WASHINGTON (Reuters) - The personal information of two individuals was compromised in a recently uncovered hack of a Securities and Exchange Commission database, according to the agency’s chairman.
Chairman Jay Clayton said in a statement Monday that additional forensic analysis had found that the Social Security numbers, dates of birth, and names of two individuals were made available to the hackers after they breached the SEC’s corporate filing system known as EDGAR. The agency is reaching out to those people and offering them identity theft protection services.
Clayton had previously said no personally identifiable information had been accessed in the breach, which occurred in 2016. In his statement Monday, Clayton said the agency was still working to determine if additional individuals’ information may have been compromised.
In addition, Clayton said the SEC is immediately hiring additional staff and outside technology consultants to review and improve its existing cybersecurity policies and practices.
The agency is also reviewing its use of EDGAR, including reviewing the types of data companies can submit to it, as well as whether that database is the appropriate mechanism for gathering that sort of information.
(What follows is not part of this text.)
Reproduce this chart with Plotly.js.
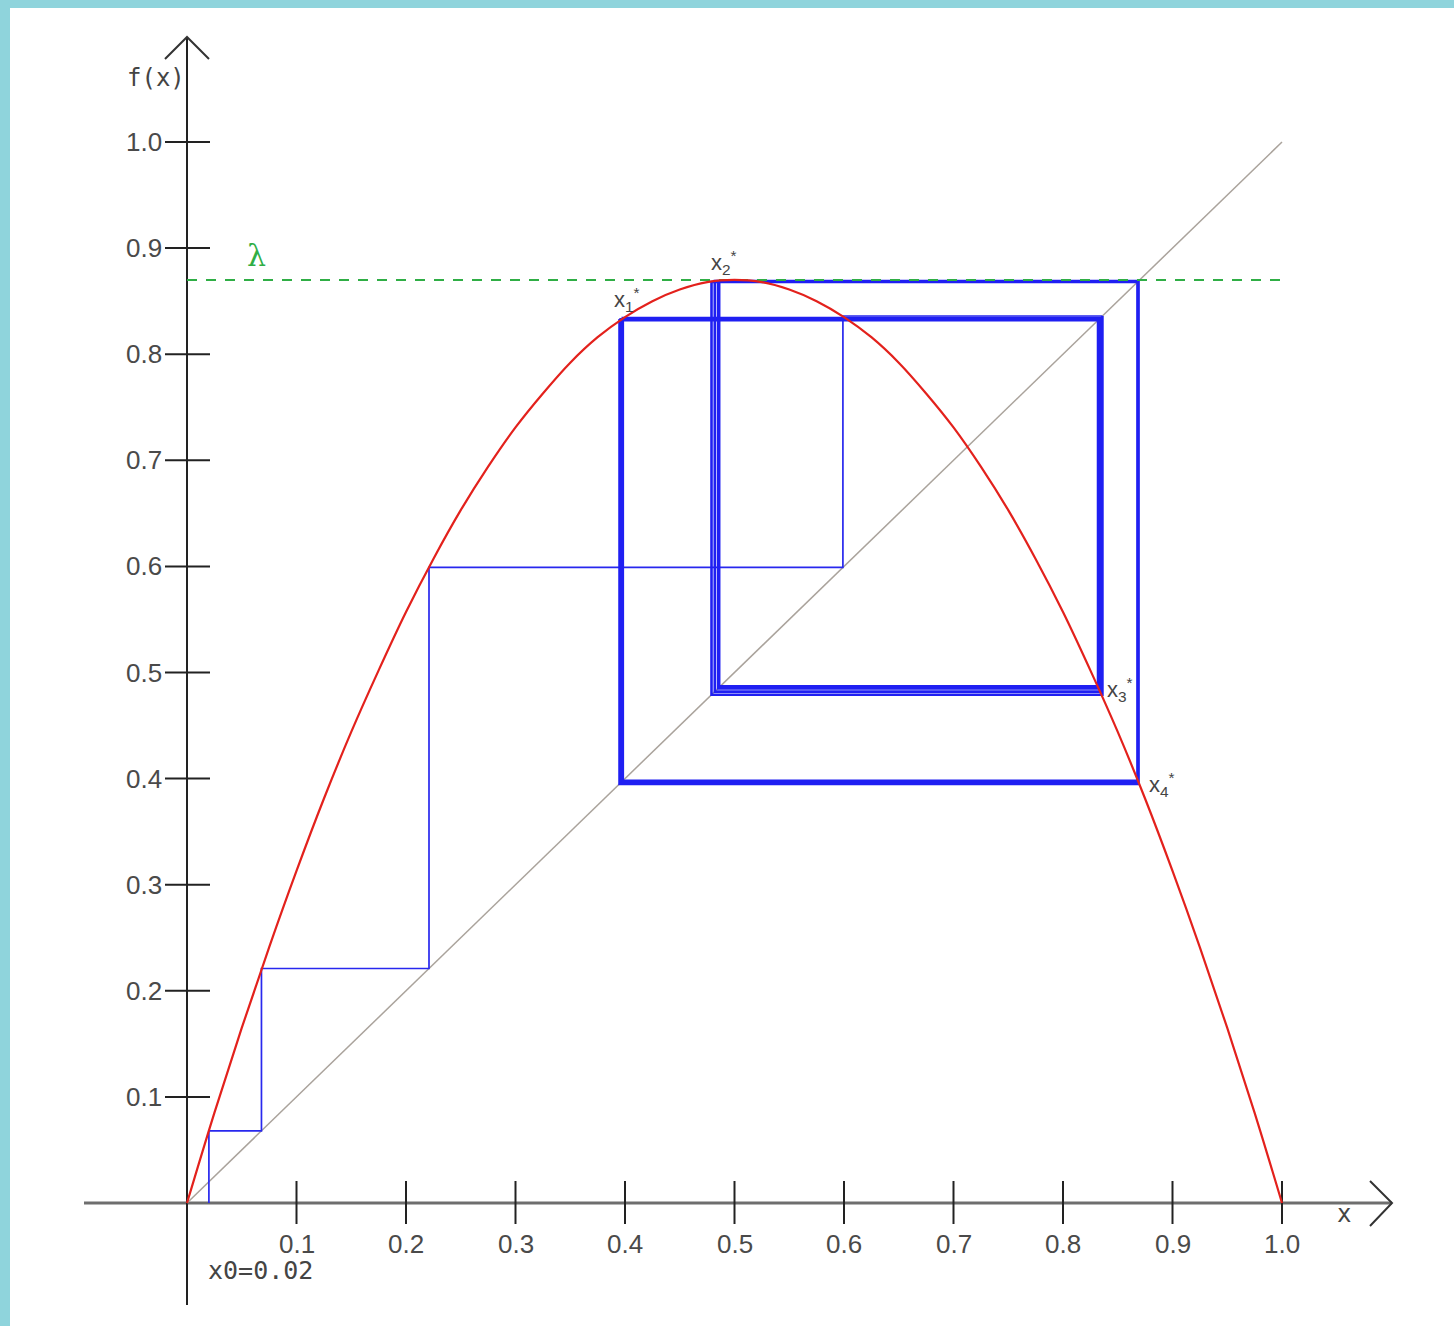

Clayton said the agency is committing more resources to its efforts to modernize EDGAR, and expects to commit even more in the future.
He added that there are five separate reviews under way at the SEC following the hack. The Office of Inspector General, Division of Enforcement, and Office of General Counsel are all conducting separate probes into the hack, while the agency is also reviewing EDGAR and its cybersecurity in general.
However, Clayton cautioned that there could be “substantial time” before those reviews are complete.